TASK REQUIREMENTS: Begin with the first line and repeat exactly through the line containing "import plotly.graph_objects as go"; leave every image out.

DATA RECORDS:
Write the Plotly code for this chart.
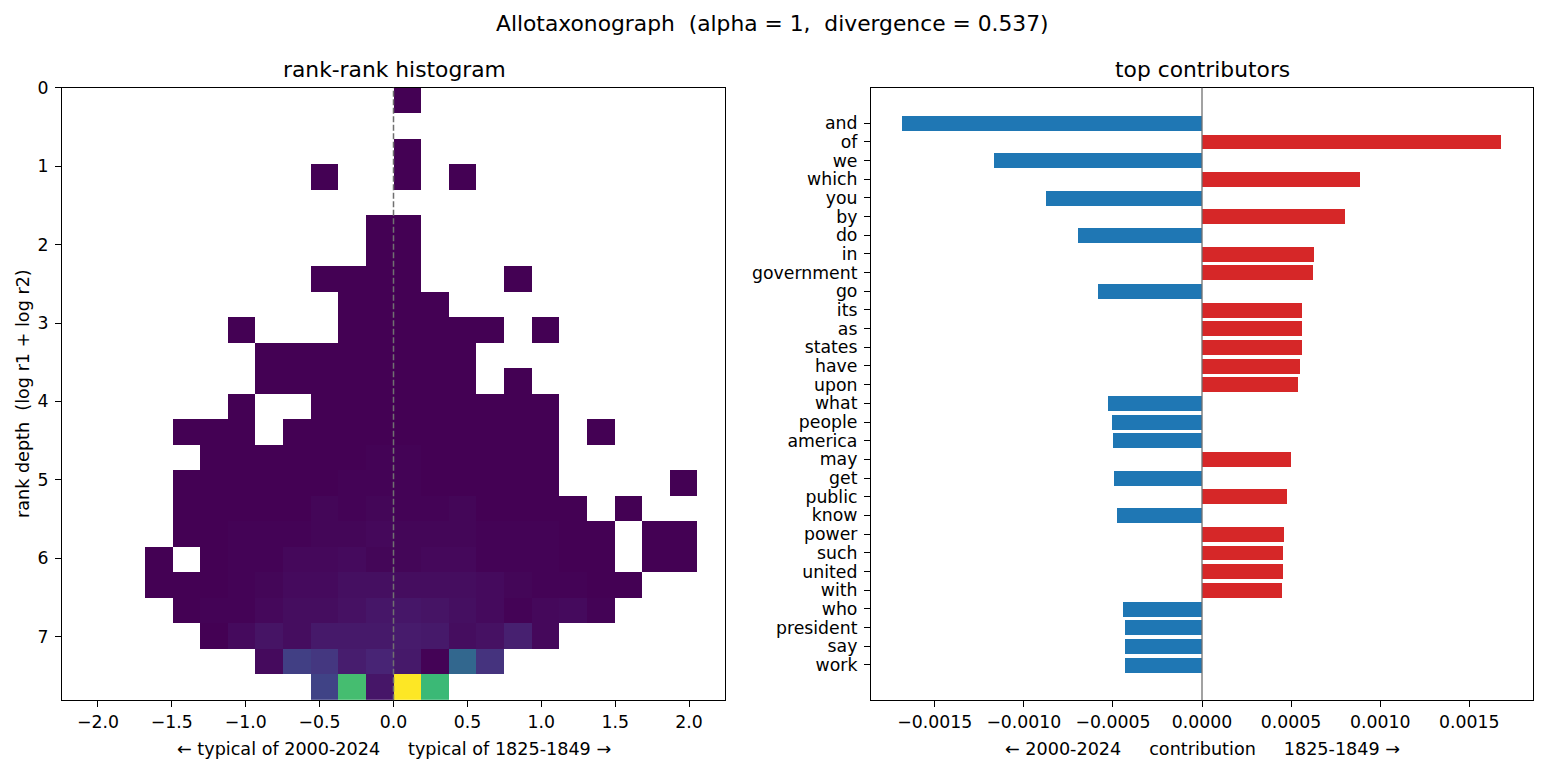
import numpy as np
import plotly.graph_objects as go

# ---------------- data ----------------
N = None
# rank-rank histogram counts: 24 depth rows (top -> bottom) x 24 balance columns (left -> right)
hist_counts = [
    [N, N, N, N, N, N, N, N, N, N, N, N, 1, N, N, N, N, N, N, N, N, N, N, N],
    [N, N, N, N, N, N, N, N, N, N, N, N, N, N, N, N, N, N, N, N, N, N, N, N],
    [N, N, N, N, N, N, N, N, N, N, N, N, 1, N, N, N, N, N, N, N, N, N, N, N],
    [N, N, N, N, N, N, N, N, N, 1, N, N, 1, N, 1, N, N, N, N, N, N, N, N, N],
    [N, N, N, N, N, N, N, N, N, N, N, N, N, N, N, N, N, N, N, N, N, N, N, N],
    [N, N, N, N, N, N, N, N, N, N, N, 1, 1, N, N, N, N, N, N, N, N, N, N, N],
    [N, N, N, N, N, N, N, N, N, N, N, 1, 1, N, N, N, N, N, N, N, N, N, N, N],
    [N, N, N, N, N, N, N, N, N, 1, 1, 1, 1, N, N, N, 1, N, N, N, N, N, N, N],
    [N, N, N, N, N, N, N, N, N, N, 1, 1, 1, 1, N, N, N, N, N, N, N, N, N, N],
    [N, N, N, N, N, N, 1, N, N, N, 1, 1, 1, 1, 1, 1, N, 1, N, N, N, N, N, N],
    [N, N, N, N, N, N, N, 1, 1, 1, 1, 1, 1, 1, 1, N, N, N, N, N, N, N, N, N],
    [N, N, N, N, N, N, N, 1, 1, 1, 1, 1, 1, 1, 1, N, 1, N, N, N, N, N, N, N],
    [N, N, N, N, N, N, 1, N, N, 1, 1, 1, 1, 1, 1, 1, 1, 1, N, N, N, N, N, N],
    [N, N, N, N, 1, 1, 1, N, 1, 1, 1, 1, 1, 1, 1, 1, 1, 1, N, 1, N, N, N, N],
    [N, N, N, N, N, 1, 1, 1, 1, 1, 1, 2, 2, 1, 1, 1, 1, 1, N, N, N, N, N, N],
    [N, N, N, N, 1, 1, 1, 1, 1, 1, 2, 2, 2, 1, 1, 1, 1, 1, N, N, N, N, 1, N],
    [N, N, N, N, 1, 1, 1, 1, 1, 3, 2, 3, 2, 2, 3, 1, 1, 1, 1, N, 1, N, N, N],
    [N, N, N, N, 1, 1, 2, 2, 2, 3, 3, 4, 3, 3, 3, 2, 2, 2, 1, 1, N, 1, 1, N],
    [N, N, N, 1, N, 1, 2, 2, 4, 4, 5, 3, 3, 4, 4, 2, 2, 2, 1, 1, N, 1, 1, N],
    [N, N, N, 1, 1, 1, 2, 3, 5, 5, 7, 7, 6, 6, 6, 5, 3, 2, 2, 1, 1, N, N, N],
    [N, N, N, N, 1, 2, 2, 4, 6, 6, 8, 10, 10, 9, 7, 5, 2, 4, 5, 2, N, N, N, N],
    [N, N, N, N, N, 1, 5, 9, 6, 11, 11, 11, 12, 11, 6, 8, 14, 4, N, N, N, N, N, N],
    [N, N, N, N, N, N, N, 5, 29, 25, 13, 16, 11, 2, 50, 23, N, N, N, N, N, N, N, N],
    [N, N, N, N, N, N, N, N, N, 31, 105, 10, 150, 102, N, N, N, N, N, N, N, N, N, N],
]
balance_limit = 2.243     # histogram spans -limit..+limit
depth_max = 7.81          # histogram spans 0..depth_max

words = ["and", "of", "we", "which", "you", "by", "do", "in", "government", "go",
         "its", "as", "states", "have", "upon", "what", "people", "america", "may", "get",
         "public", "know", "power", "such", "united", "with", "who", "president", "say", "work"]
contributions = [-0.001684, 0.001681, -0.001165, 0.000889, -0.000875, 0.000800, -0.000695,
                 0.000627, 0.000621, -0.000584, 0.000564, 0.000561, 0.000560, 0.000550,
                 0.000538, -0.000530, -0.000507, -0.000501, 0.000499, -0.000496, 0.000477,
                 -0.000475, 0.000459, 0.000453, 0.000452, 0.000447, -0.000446, -0.000433,
                 -0.000433, -0.000432]

x_ticks_left = [-2.0, -1.5, -1.0, -0.5, 0.0, 0.5, 1.0, 1.5, 2.0]
y_ticks_left = [0, 1, 2, 3, 4, 5, 6, 7]
x_ticks_right = [-0.0015, -0.0010, -0.0005, 0.0, 0.0005, 0.0010, 0.0015]

# ---------------- figure ----------------
W, H = 1545, 770
FONT = "DejaVu Sans"
TICK = 17.3
LABEL = 17.6
TITLE = 21.8

# the page is shown with an 8px top offset, the figure occupying the rest
TOP_OFF = 8
EFF_H = H - TOP_OFF

def fy(y_px):
    return 1 - (y_px - TOP_OFF) / EFF_H

nrows = len(hist_counts)
ncols = len(hist_counts[0])
x_edges = np.linspace(-balance_limit, balance_limit, ncols + 1)
y_edges = np.linspace(0, depth_max, nrows + 1)
x_centers = (x_edges[:-1] + x_edges[1:]) / 2
y_centers = (y_edges[:-1] + y_edges[1:]) / 2

vals = [v for row in hist_counts for v in row if v is not None]

fig = go.Figure()
fig.add_trace(go.Heatmap(
    x=x_centers, y=y_centers, z=hist_counts,
    colorscale="Viridis", zmin=min(vals), zmax=max(vals),
    showscale=False, xaxis="x", yaxis="y", hoverongaps=False,
))

cols = ["#d62728" if v > 0 else "#1f77b4" for v in contributions]
ypos = list(range(len(words)))
fig.add_trace(go.Bar(
    x=contributions, y=ypos, orientation="h", marker=dict(color=cols, line=dict(width=0)),
    width=0.8, xaxis="x2", yaxis="y2", showlegend=False,
))

def fmt(v, d):
    s = f"{abs(v):.{d}f}"
    return ("\u2212" + s) if v < 0 else s

axis_common = dict(showline=True, mirror=True, linecolor="black", linewidth=1.2,
                   ticks="outside", ticklen=6, tickwidth=1.2, tickcolor="black",
                   showgrid=False, zeroline=False,
                   tickfont=dict(family=FONT, size=TICK, color="black"))

L0, L1 = 62 / W, 725 / W
R0, R1 = 871 / W, 1533 / W
B0, B1 = fy(700), fy(86)

xmax_r = 0.001858
nw = len(words)
pad = 0.05 * (nw - 1 + 0.8)

fig.update_layout(
    width=W, height=H, margin=dict(l=0, r=0, t=0, b=0),
    paper_bgcolor="white", plot_bgcolor="white",
    font=dict(family=FONT, color="black"),
    showlegend=False,
    xaxis=dict(domain=[L0, L1], range=[-balance_limit, balance_limit], anchor="y",
               tickvals=x_ticks_left, ticktext=[fmt(v, 1) for v in x_ticks_left], **axis_common),
    yaxis=dict(domain=[B0, B1], range=[depth_max, 0], anchor="x", ticklabelstandoff=3,
               tickvals=y_ticks_left, ticktext=[str(v) for v in y_ticks_left], **axis_common),
    xaxis2=dict(domain=[R0, R1], range=[-xmax_r, xmax_r], anchor="y2",
                tickvals=x_ticks_right, ticktext=[fmt(v, 4) for v in x_ticks_right], **axis_common),
    yaxis2=dict(domain=[B0, B1], range=[nw - 1 + 0.4 + pad, -0.4 - pad], anchor="x2",
                ticklabelstandoff=3, tickvals=ypos, ticktext=words, **axis_common),
    bargap=0,
)

# dashed zero line on histogram, solid zero line on contributions
fig.add_shape(type="line", xref="x", yref="y domain", x0=0, x1=0, y0=0, y1=1,
              line=dict(color="#707070", width=1.5, dash="6px,2.5px"), layer="above")
fig.add_shape(type="line", xref="x2", yref="y2 domain", x0=0, x1=0, y0=0, y1=1,
              line=dict(color="#707070", width=1.3), layer="above")

def ann(text, x, y, size, angle=0):
    fig.add_annotation(text=text, x=x / W, y=fy(y), xref="paper", yref="paper",
                       showarrow=False, textangle=angle, xanchor="center", yanchor="middle",
                       font=dict(family=FONT, size=size, color="black"))

ann("Allotaxonograph\u00a0 (alpha = 1,\u00a0 divergence = 0.537)", 772, 22, TITLE)
ann("rank-rank histogram", 394, 68, TITLE)
ann("top contributors", 1202, 68, TITLE)
ann("\u2190 typical of 2000-2024\u00a0\u00a0\u00a0\u00a0 typical of 1825-1849 \u2192", 394, 749, LABEL)
ann("\u2190 2000-2024\u00a0\u00a0\u00a0\u00a0 contribution\u00a0\u00a0\u00a0\u00a0 1825-1849 \u2192", 1202, 749, LABEL)
ann("rank depth\u00a0 (log r1 + log r2)", 23, 393, LABEL, angle=-90)

fig.write_html("out.html")
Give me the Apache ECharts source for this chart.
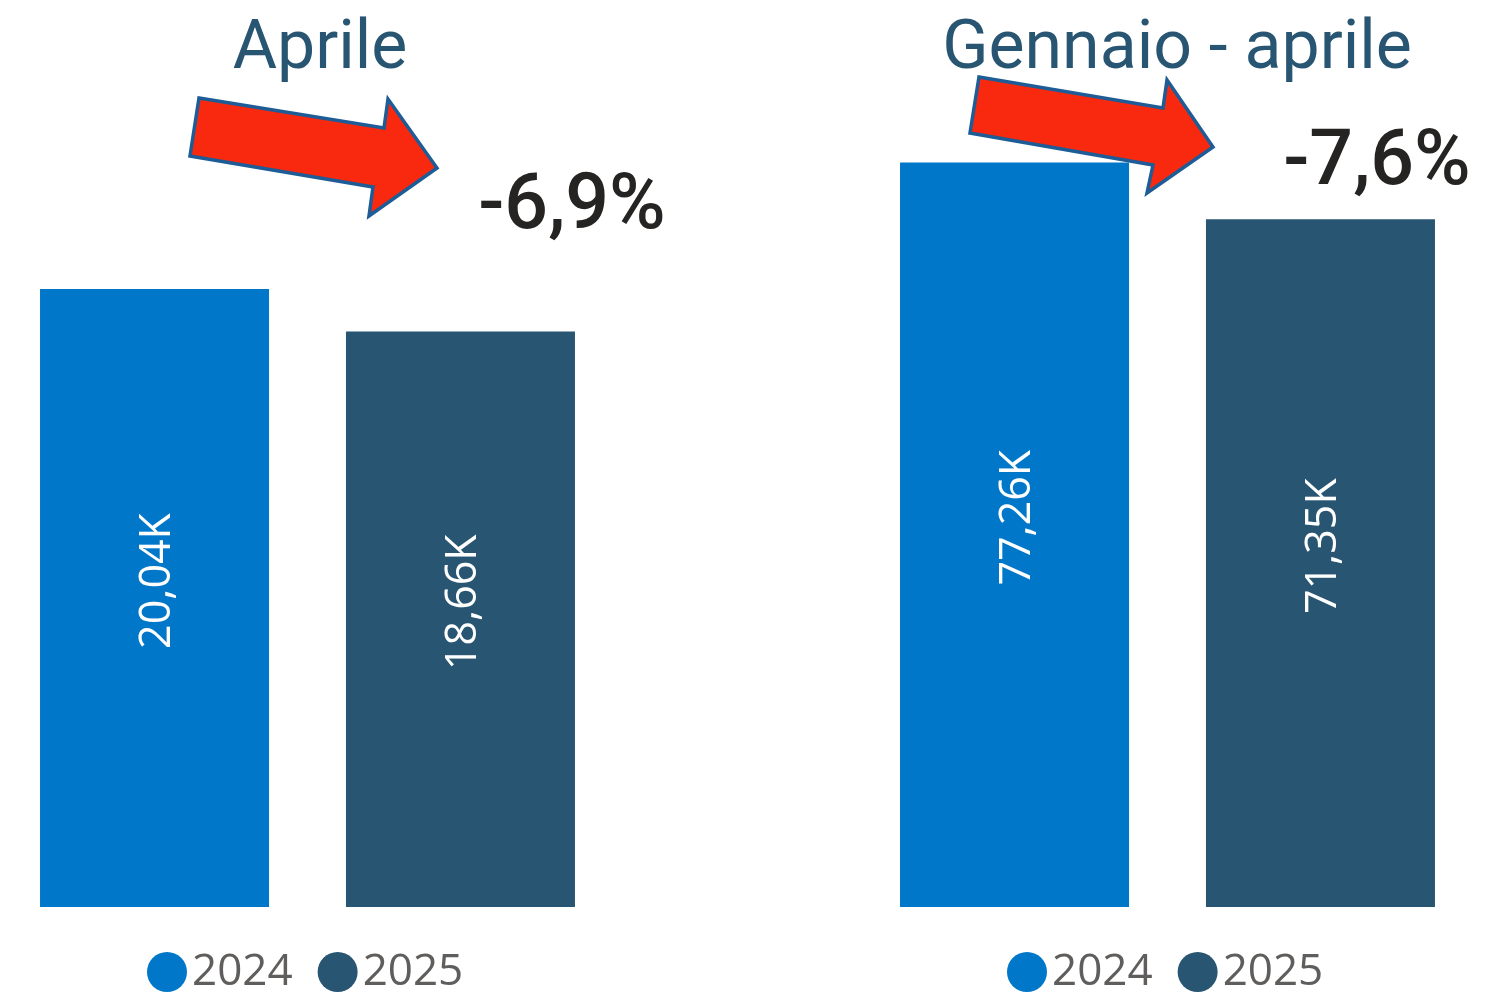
<!DOCTYPE html>
<html>
<head>
<meta charset="utf-8">
<title>Aprile / Gennaio - aprile</title>
<script src="https://cdn.jsdelivr.net/npm/echarts@6/dist/echarts.min.js"></script>
<style>
  html, body { margin: 0; padding: 0; background: #fff; }
  #chart { width: 1512px; height: 1007px; }
</style>
</head>
<body>
<div id="chart"></div>
<script>
// dati (migliaia)
const panels = ['Aprile', 'Gennaio - aprile'];
const years = ['2024', '2025'];
const values2024 = [20.04, 77.26];
const values2025 = [18.66, 71.35];
const changeLabels = ['-6,9%', '-7,6%'];
const axisMax = [25, 80];

const colors = ['#0077C8', '#285572'];
const grids = [{ left: 40 }, { left: 900 }];

const fmtK = v => v.toFixed(2).replace('.', ',') + 'K';

const myChart = echarts.init(document.getElementById('chart'));

const barSeries = (name, value, idx, color) => ({
    name: name,
    type: 'bar',
    xAxisIndex: idx,
    yAxisIndex: idx,
    data: [value],
    barWidth: 229,
    barGap: '33.6%',
    itemStyle: { color: color },
    label: {
        show: true,
        position: 'inside',
        rotate: 90,
        offset: [17, 3], // l'offset ruota con il testo
        color: '#fff',
        fontFamily: 'Open Sans',
        fontSize: 43,
        formatter: p => fmtK(p.value)
    }
});

// frecce rosse (decorazione)
const arrows = [
    [[199, 98], [384, 128], [388, 99], [437, 168], [369, 216], [373, 187], [190, 156]],
    [[979, 77], [1163, 108], [1167, 80], [1213, 147], [1147, 193], [1153, 165], [970, 133]]
];

const titleStyle = { fontFamily: 'Roboto', fontSize: 68, fontWeight: 'normal', color: '#285572' };
const changeStyle = { fontFamily: 'Roboto', fontSize: 77, fontWeight: 500, color: '#252423' };

const option = {
    animation: false,
    title: [
        { text: panels[0], left: 315, top: 12, textAlign: 'center', textStyle: titleStyle },
        { text: panels[1], left: 1172, top: 12, textAlign: 'center', textStyle: titleStyle },
        { text: changeLabels[0], left: 567, top: 165, textAlign: 'center', textStyle: changeStyle },
        { text: changeLabels[1], left: 1372, top: 121, textAlign: 'center', textStyle: changeStyle }
    ],
    legend: grids.map(g => ({
        data: years,
        left: g.left + 107,
        top: 950,
        padding: 0,
        icon: 'circle',
        itemWidth: 40,
        itemHeight: 40,
        itemGap: 25,
        textStyle: { fontFamily: 'Open Sans', fontSize: 44, color: '#605E5C' }
    })),
    grid: grids.map(g => ({ left: g.left, width: 535, top: 136, height: 771 })),
    xAxis: grids.map((g, i) => ({
        type: 'category',
        gridIndex: i,
        data: [panels[i]],
        show: false
    })),
    yAxis: grids.map((g, i) => ({
        type: 'value',
        gridIndex: i,
        min: 0,
        max: axisMax[i],
        show: false,
        splitLine: { show: false }
    })),
    series: [
        barSeries(years[0], values2024[0], 0, colors[0]),
        barSeries(years[1], values2025[0], 0, colors[1]),
        barSeries(years[0], values2024[1], 1, colors[0]),
        barSeries(years[1], values2025[1], 1, colors[1])
    ],
    graphic: arrows.map(pts => ({
        type: 'polygon',
        z: 100,
        shape: { points: pts },
        style: { fill: '#F9290F', stroke: '#1D5C96', lineWidth: 3.5, lineJoin: 'miter' }
    }))
};

myChart.setOption(option);
</script>
</body>
</html>
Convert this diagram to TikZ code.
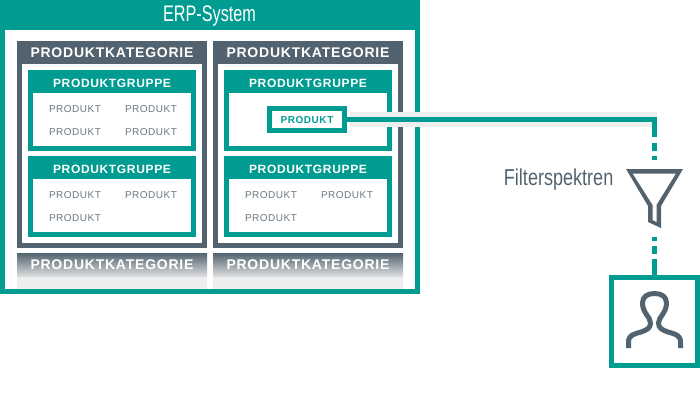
\documentclass[tikz,border=0pt]{standalone}
\usepackage{fontspec}
\setmainfont{Liberation Sans}
\newfontfamily\catfont[LetterSpace=5.5]{Liberation Sans Bold}
\newfontfamily\prodfont[LetterSpace=5]{Liberation Sans}
\newfontfamily\headfont[FakeStretch=0.72]{Liberation Sans}
\newfontfamily\filtfont[FakeStretch=0.785]{Liberation Sans}
\definecolor{tealc}{HTML}{009C91}
\definecolor{darkc}{HTML}{52636F}
\definecolor{prodc}{HTML}{6B7882}
\definecolor{lightc}{HTML}{EEEEEE}
\tikzset{
  catlabel/.style={text=white,inner sep=0pt,font=\catfont\fontsize{14}{14}\selectfont},
  grouplabel/.style={text=white,inner sep=0pt,font=\catfont\fontsize{12}{12}\selectfont},
  prodlabel/.style={text=prodc,inner sep=0pt,font=\prodfont\fontsize{10}{10}\selectfont},
  hilabel/.style={text=tealc,inner sep=0pt,font=\catfont\fontsize{10}{10}\selectfont},
  link/.style={draw=tealc,line width=5pt},
  halo/.style={draw=lightc,line width=15pt},
}
% x1 y1 x2 y2 colour
\newcommand{\blk}[5]{\fill[#5] (#1,#2) rectangle (#3,#4);}
% group: left x, top y, bottom y
\newcommand{\grp}[3]{%
  \blk{#1}{#2}{#1+168}{#3}{tealc}
  \blk{#1+5}{#2+23}{#1+163}{#3-5}{white}
  \node[grouplabel] at (#1+84,#2+13) {PRODUKTGRUPPE};}
% category: left x
\newcommand{\catg}[1]{%
  \blk{#1}{41}{#1+190}{248}{darkc}
  \blk{#1+5}{64}{#1+185}{243}{white}
  \node[catlabel] at (#1+95,53) {PRODUKTKATEGORIE};
  \grp{#1+11}{70}{151}
  \grp{#1+11}{156}{237}}
% faded category: left x
\newcommand{\fade}[1]{%
  \shade[top color=darkc,bottom color=lightc!92!darkc] (#1,253) rectangle (#1+190,277);
  \blk{#1}{277}{#1+190}{289}{lightc}
  \node[catlabel] at (#1+95,265) {PRODUKTKATEGORIE};}
\begin{document}
\begin{tikzpicture}[x=1pt,y=-1pt]
\useasboundingbox (0,0) rectangle (700,400);
% ERP frame
\blk{0}{0}{420}{294}{tealc}
\blk{5}{30}{415}{289}{white}
\node[text=white,inner sep=0pt,font=\headfont\fontsize{22.5}{22.5}\selectfont] (erp) at (209.5,16) {ERP-System};
\catg{17}
\catg{213}
\fade{17}
\fade{213}
% products
\foreach \x/\y in {75/109,151/109,75/132,151/132,75/195,151/195,75/218,271/195,347/195,271/218}
  \node[prodlabel] at (\x,\y) {PRODUKT};
% selected product and connector
\coordinate (haloend) at (657,119.5);
\coordinate (corner) at (654.5,117);
\coordinate (funnelin) at (654.5,160);
\coordinate (funnelout) at (654.5,237);
\node[draw=tealc,line width=5pt,fill=white,minimum width=75pt,minimum height=22pt,inner sep=0pt] (produkt) at (307,119.5) {};
\node[hilabel] at (307,120) {PRODUKT};
\draw[halo] (produkt.east) ++(2.5,0) -- (haloend);
\draw[link] (produkt.east) -- (haloend);
\node[draw=tealc,line width=5pt,fill=white,minimum width=86pt,minimum height=88pt,inner sep=0pt] (user) at (654.5,321.5) {};
\draw[link,dash pattern=on 20pt off 6pt on 8pt off 5pt on 4pt] (corner) -- (funnelin);
\draw[link,dash pattern=on 4pt off 5pt on 8pt off 5pt on 20pt] (funnelout) -- (user.north);
% label
\node[text=darkc,inner sep=0pt,font=\filtfont\fontsize{23}{23}\selectfont,anchor=base east] (filter) at (613.5,185) {Filterspektren};
% funnel
\fill[darkc,even odd rule]
  (626,169) -- (683,169) -- (661,206) -- (661,228) -- (648,222) -- (648,206) -- cycle
  (632.5,173.5) -- (676,173.5) -- (656.5,205) -- (656.5,222) -- (652.5,220) -- (652.5,205) -- cycle;
% person
\draw[darkc,line width=5pt,line join=round]
  (628.5,348) -- (628.5,342)
  .. controls (628.5,335) and (634,334) .. (641,332)
  .. controls (647,330) and (650.5,328) .. (650.5,323)
  .. controls (650.5,317) and (642.5,313) .. (642.5,303)
  .. controls (642.5,296.5) and (647.5,293.5) .. (654.5,293.5)
  .. controls (661.5,293.5) and (666.5,296.5) .. (666.5,303)
  .. controls (666.5,313) and (658.5,317) .. (658.5,323)
  .. controls (658.5,328) and (662,330) .. (668,332)
  .. controls (675,334) and (680.5,335) .. (680.5,342)
  -- (680.5,348);
\end{tikzpicture}
\end{document}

EXERCISE OUTPUT:
Write the Plotly code for this chart.
import numpy as np
import plotly.graph_objects as go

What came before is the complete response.